Written exercise:
Begin with the line containing "Emit a Python" and end with the line containing "text_ys = [y + 2 for y in ys]". Give those lines again exactly, leaving out the images.

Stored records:
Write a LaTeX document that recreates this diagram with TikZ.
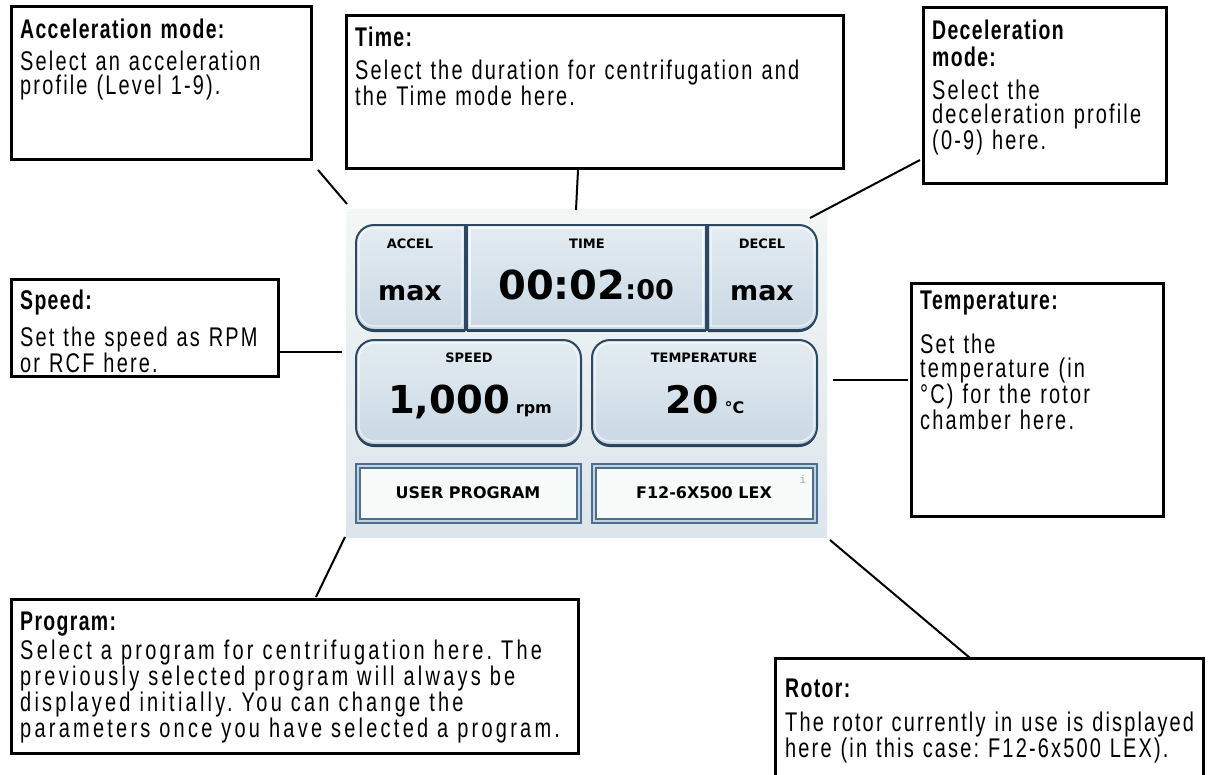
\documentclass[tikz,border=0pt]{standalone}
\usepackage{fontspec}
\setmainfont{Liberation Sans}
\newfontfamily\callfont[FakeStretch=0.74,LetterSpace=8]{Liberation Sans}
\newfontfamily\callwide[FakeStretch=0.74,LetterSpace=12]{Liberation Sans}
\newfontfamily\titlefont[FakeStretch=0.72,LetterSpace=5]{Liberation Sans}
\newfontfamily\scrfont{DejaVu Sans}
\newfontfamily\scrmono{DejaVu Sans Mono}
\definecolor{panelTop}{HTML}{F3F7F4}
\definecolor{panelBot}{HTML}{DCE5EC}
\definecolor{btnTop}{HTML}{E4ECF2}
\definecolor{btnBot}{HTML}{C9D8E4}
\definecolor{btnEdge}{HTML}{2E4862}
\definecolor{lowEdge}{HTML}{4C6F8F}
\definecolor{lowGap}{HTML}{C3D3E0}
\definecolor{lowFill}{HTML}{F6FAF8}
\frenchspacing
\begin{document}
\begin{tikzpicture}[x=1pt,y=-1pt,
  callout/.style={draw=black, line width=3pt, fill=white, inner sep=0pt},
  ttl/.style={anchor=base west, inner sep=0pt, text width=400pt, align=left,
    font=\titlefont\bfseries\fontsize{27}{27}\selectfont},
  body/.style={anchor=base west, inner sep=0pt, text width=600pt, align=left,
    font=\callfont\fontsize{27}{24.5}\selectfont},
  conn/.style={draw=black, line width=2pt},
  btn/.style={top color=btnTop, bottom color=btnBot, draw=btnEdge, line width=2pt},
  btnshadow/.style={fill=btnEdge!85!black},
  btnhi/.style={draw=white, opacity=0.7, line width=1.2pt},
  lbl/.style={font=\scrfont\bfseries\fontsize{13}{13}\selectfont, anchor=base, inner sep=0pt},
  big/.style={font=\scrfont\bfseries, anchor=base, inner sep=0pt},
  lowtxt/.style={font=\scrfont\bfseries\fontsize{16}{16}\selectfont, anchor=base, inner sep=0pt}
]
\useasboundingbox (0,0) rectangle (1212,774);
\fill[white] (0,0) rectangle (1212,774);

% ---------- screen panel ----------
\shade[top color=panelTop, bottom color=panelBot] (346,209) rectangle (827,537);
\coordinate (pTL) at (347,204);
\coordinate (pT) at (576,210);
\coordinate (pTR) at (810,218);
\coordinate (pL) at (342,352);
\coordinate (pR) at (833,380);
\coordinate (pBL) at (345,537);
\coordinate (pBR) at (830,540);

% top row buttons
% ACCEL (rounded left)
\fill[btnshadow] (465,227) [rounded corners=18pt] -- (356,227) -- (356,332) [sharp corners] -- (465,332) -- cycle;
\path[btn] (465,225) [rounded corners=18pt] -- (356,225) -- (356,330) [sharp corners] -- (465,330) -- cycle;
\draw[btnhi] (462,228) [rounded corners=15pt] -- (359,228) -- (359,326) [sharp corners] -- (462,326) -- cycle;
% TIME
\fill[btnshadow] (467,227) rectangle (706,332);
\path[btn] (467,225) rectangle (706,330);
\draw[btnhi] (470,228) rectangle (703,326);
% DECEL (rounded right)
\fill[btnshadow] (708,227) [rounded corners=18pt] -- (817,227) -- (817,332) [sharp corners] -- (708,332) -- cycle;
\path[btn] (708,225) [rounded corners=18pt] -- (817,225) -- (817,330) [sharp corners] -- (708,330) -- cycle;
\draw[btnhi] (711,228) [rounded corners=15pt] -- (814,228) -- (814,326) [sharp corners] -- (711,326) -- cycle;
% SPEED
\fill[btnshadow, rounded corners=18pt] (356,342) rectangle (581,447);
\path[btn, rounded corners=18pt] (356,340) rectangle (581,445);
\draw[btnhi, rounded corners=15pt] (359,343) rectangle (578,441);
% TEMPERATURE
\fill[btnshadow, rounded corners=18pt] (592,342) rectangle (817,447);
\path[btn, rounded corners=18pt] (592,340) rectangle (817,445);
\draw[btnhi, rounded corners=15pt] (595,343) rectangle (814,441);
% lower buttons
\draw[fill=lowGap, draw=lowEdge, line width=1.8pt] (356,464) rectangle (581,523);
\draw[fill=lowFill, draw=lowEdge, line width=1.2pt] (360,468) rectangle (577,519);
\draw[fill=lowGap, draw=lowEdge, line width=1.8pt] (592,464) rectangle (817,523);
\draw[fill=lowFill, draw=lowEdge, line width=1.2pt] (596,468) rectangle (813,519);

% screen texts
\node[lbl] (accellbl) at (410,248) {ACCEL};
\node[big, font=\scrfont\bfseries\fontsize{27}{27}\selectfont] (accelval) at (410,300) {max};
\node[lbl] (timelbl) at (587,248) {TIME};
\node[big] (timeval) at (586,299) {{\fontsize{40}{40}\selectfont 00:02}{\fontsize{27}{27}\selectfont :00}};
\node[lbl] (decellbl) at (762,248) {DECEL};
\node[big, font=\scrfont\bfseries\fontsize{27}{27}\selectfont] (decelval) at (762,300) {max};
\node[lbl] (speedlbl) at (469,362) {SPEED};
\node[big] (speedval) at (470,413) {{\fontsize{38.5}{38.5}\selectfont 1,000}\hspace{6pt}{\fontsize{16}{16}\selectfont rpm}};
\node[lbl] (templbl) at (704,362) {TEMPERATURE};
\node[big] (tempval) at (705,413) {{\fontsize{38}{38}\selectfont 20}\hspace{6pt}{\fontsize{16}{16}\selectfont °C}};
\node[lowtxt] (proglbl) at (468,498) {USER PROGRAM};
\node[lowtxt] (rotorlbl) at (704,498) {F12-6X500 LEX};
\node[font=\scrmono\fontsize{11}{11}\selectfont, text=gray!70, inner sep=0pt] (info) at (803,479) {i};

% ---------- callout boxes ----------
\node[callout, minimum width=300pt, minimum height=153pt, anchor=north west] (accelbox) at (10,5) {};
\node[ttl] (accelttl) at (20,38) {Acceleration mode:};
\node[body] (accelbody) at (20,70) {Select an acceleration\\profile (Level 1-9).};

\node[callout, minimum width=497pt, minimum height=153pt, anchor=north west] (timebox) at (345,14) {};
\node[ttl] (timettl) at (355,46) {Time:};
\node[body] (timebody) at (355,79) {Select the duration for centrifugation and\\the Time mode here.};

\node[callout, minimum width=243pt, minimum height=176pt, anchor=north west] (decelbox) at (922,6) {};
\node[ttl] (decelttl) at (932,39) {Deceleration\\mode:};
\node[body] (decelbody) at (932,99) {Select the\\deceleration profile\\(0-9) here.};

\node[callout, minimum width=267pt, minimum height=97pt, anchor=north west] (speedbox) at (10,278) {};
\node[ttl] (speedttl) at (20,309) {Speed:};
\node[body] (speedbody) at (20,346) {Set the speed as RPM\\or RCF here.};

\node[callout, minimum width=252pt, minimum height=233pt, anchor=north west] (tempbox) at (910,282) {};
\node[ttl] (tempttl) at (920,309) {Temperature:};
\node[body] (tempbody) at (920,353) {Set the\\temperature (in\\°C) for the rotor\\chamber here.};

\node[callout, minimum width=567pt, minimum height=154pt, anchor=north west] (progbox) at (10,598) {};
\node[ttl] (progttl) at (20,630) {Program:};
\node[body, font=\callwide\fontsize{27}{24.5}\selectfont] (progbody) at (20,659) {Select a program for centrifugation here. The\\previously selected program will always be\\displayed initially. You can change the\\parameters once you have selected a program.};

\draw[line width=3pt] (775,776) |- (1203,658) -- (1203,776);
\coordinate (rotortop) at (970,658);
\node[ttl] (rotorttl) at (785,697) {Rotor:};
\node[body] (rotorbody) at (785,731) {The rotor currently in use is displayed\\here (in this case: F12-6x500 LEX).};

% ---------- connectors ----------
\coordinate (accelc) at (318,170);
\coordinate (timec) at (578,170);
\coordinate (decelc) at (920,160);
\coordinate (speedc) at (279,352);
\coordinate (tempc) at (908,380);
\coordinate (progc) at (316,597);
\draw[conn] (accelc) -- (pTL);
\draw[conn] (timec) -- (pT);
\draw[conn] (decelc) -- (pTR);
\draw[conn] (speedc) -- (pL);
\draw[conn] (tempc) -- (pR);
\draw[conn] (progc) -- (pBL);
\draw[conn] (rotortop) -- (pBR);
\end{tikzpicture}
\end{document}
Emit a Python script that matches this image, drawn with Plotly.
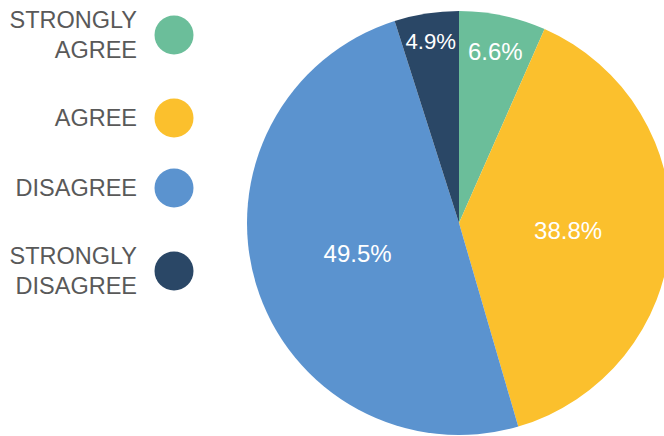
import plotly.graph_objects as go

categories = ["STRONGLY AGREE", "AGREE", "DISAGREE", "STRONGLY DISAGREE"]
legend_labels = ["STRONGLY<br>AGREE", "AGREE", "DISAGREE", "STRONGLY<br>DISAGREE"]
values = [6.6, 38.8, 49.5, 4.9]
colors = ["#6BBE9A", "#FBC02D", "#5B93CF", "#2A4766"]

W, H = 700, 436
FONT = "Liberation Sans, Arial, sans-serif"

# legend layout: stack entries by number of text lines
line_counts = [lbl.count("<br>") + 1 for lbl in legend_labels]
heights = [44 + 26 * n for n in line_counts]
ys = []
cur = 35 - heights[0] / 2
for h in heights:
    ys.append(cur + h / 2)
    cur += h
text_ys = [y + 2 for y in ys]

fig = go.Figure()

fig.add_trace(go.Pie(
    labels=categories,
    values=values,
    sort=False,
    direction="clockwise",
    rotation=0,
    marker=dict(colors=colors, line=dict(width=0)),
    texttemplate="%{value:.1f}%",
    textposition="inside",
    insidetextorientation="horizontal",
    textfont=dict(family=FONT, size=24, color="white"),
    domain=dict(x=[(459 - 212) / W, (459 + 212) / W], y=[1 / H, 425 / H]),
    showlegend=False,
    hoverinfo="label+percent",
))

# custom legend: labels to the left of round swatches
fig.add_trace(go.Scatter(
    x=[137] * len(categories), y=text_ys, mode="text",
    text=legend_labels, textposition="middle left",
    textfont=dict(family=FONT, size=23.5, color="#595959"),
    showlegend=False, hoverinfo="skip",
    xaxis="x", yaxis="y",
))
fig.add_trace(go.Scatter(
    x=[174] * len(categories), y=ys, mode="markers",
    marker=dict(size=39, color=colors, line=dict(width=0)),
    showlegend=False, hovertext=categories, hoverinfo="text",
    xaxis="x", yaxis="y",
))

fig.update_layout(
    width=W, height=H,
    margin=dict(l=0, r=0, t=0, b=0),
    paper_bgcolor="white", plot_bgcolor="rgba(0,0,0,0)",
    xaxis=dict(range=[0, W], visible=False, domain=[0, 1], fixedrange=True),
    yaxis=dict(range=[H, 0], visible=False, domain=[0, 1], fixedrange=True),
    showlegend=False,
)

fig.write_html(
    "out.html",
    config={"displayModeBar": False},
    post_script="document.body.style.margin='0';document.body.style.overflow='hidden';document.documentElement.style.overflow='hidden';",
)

Solution for this exercise:
Emit a Python script that matches this image, drawn with Plotly.
import plotly.graph_objects as go

categories = ["STRONGLY AGREE", "AGREE", "DISAGREE", "STRONGLY DISAGREE"]
legend_labels = ["STRONGLY<br>AGREE", "AGREE", "DISAGREE", "STRONGLY<br>DISAGREE"]
values = [6.6, 38.8, 49.5, 4.9]
colors = ["#6BBE9A", "#FBC02D", "#5B93CF", "#2A4766"]

W, H = 700, 436
FONT = "Liberation Sans, Arial, sans-serif"

# legend layout: stack entries by number of text lines
line_counts = [lbl.count("<br>") + 1 for lbl in legend_labels]
heights = [44 + 26 * n for n in line_counts]
ys = []
cur = 35 - heights[0] / 2
for h in heights:
    ys.append(cur + h / 2)
    cur += h
text_ys = [y + 2 for y in ys]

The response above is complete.